_WRITTEN EXERCISE_
Pull out exactly the lines from the line containing "Output the Python" to the line containing "allpts = pd.concat([lauryl, cetyl_open])", both lines included, with pictures removed from the copy.
━━━━━━━━━━━━━━━━━━━━
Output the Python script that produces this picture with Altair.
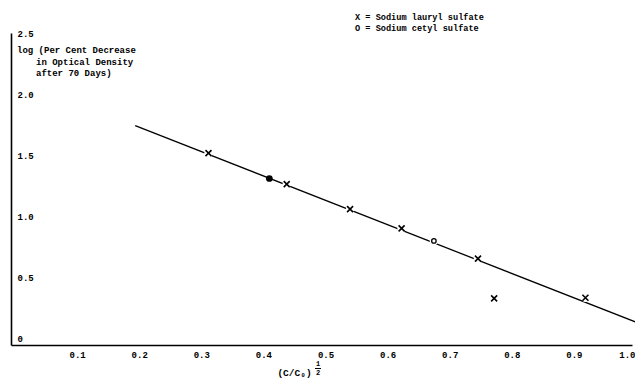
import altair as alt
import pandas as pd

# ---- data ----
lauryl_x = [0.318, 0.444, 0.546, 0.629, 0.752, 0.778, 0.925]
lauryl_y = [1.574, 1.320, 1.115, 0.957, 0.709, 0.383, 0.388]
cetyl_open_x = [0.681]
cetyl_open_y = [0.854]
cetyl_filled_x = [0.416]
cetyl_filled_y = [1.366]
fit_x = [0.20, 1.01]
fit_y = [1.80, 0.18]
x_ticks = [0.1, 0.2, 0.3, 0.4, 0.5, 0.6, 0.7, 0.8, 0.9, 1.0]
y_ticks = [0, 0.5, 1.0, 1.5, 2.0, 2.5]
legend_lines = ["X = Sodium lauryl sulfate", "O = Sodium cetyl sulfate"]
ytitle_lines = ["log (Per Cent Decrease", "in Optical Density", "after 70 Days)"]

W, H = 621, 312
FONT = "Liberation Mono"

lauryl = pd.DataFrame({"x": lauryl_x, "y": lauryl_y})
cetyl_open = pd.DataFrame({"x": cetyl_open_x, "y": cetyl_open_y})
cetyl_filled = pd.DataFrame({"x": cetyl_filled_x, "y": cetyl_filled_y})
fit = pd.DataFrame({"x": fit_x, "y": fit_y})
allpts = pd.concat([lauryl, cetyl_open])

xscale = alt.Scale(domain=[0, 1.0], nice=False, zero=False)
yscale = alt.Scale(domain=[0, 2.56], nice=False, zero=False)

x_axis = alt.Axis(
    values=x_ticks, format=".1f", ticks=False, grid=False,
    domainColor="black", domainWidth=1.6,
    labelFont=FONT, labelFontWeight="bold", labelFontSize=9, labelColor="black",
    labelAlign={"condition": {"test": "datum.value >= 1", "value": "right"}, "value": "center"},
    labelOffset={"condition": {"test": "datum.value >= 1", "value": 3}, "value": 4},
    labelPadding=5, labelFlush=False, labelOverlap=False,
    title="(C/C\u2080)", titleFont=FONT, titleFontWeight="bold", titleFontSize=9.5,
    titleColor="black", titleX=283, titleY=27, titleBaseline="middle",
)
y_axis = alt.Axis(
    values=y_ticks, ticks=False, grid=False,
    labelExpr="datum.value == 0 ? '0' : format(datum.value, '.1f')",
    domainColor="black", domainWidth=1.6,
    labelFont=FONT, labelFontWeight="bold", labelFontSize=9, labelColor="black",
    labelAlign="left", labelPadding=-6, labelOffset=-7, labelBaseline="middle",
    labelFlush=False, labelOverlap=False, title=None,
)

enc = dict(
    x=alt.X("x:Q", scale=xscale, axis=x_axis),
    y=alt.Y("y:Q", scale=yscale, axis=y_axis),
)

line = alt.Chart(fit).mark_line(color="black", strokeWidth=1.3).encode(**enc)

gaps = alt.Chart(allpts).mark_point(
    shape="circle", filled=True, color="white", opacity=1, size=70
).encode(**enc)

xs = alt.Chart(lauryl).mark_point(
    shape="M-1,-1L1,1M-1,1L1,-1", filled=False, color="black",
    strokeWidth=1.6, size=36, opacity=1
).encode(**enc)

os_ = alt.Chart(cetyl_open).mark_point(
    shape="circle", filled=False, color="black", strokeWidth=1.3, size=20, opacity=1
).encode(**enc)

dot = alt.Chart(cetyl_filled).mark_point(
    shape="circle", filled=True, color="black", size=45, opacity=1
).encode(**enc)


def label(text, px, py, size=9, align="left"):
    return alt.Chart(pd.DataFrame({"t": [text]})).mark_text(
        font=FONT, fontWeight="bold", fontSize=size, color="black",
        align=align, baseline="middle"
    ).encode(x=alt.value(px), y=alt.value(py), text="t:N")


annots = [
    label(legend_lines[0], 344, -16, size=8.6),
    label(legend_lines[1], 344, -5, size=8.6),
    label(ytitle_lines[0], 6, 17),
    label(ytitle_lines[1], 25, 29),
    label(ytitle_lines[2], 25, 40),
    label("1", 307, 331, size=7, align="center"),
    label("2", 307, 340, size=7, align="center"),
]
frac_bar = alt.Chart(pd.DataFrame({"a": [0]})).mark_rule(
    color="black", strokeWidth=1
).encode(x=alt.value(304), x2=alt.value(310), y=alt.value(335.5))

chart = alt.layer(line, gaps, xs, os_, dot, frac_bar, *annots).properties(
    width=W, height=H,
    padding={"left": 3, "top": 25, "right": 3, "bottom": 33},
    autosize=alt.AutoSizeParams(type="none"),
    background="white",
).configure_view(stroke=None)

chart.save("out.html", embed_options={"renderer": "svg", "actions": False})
━━━━━━━━━━━━━━━━━━━━
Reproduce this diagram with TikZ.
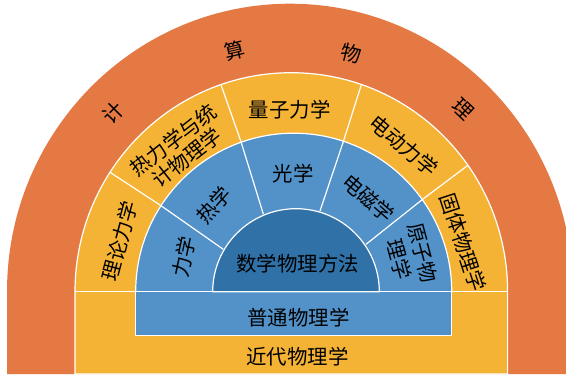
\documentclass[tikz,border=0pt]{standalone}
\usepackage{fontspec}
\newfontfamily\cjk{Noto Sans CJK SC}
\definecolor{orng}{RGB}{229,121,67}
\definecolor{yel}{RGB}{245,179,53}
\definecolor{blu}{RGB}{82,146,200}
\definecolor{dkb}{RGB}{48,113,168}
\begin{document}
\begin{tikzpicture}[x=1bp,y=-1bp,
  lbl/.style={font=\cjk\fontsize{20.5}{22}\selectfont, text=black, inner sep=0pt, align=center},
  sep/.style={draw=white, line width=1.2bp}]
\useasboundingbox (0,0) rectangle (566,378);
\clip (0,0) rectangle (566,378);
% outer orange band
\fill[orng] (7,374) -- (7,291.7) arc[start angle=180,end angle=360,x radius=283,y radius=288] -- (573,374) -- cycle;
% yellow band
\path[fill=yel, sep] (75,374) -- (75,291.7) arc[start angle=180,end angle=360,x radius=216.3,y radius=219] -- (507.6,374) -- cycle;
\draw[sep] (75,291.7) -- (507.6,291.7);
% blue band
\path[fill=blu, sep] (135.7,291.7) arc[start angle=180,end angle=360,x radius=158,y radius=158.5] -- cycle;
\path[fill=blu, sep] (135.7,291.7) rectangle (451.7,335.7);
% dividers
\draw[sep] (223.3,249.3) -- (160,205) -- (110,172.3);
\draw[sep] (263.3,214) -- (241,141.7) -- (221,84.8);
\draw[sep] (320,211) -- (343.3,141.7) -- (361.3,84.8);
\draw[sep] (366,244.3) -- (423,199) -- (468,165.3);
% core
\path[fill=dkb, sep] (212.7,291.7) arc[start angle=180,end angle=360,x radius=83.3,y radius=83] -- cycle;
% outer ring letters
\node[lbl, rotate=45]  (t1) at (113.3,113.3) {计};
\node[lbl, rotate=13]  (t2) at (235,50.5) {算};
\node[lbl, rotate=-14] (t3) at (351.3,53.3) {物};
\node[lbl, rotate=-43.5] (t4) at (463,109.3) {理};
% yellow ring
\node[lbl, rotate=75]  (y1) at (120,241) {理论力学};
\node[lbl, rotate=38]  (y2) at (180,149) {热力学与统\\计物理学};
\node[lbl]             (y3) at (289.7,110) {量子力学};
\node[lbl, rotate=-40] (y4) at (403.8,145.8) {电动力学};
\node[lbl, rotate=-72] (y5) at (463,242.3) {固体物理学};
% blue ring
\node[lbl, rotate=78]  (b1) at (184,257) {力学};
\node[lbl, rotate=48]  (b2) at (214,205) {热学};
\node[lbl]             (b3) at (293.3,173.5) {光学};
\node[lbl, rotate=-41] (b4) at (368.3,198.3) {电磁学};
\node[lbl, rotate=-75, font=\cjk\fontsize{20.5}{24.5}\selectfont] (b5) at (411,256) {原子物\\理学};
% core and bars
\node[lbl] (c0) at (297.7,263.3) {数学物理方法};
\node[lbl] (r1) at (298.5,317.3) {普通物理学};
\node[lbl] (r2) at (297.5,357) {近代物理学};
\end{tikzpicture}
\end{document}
━━━━━━━━━━━━━━━━━━━━
_EXERCISE SOLUTION_
Output the Python script that produces this picture with Altair.
import altair as alt
import pandas as pd

# ---- data ----
lauryl_x = [0.318, 0.444, 0.546, 0.629, 0.752, 0.778, 0.925]
lauryl_y = [1.574, 1.320, 1.115, 0.957, 0.709, 0.383, 0.388]
cetyl_open_x = [0.681]
cetyl_open_y = [0.854]
cetyl_filled_x = [0.416]
cetyl_filled_y = [1.366]
fit_x = [0.20, 1.01]
fit_y = [1.80, 0.18]
x_ticks = [0.1, 0.2, 0.3, 0.4, 0.5, 0.6, 0.7, 0.8, 0.9, 1.0]
y_ticks = [0, 0.5, 1.0, 1.5, 2.0, 2.5]
legend_lines = ["X = Sodium lauryl sulfate", "O = Sodium cetyl sulfate"]
ytitle_lines = ["log (Per Cent Decrease", "in Optical Density", "after 70 Days)"]

W, H = 621, 312
FONT = "Liberation Mono"

lauryl = pd.DataFrame({"x": lauryl_x, "y": lauryl_y})
cetyl_open = pd.DataFrame({"x": cetyl_open_x, "y": cetyl_open_y})
cetyl_filled = pd.DataFrame({"x": cetyl_filled_x, "y": cetyl_filled_y})
fit = pd.DataFrame({"x": fit_x, "y": fit_y})
allpts = pd.concat([lauryl, cetyl_open])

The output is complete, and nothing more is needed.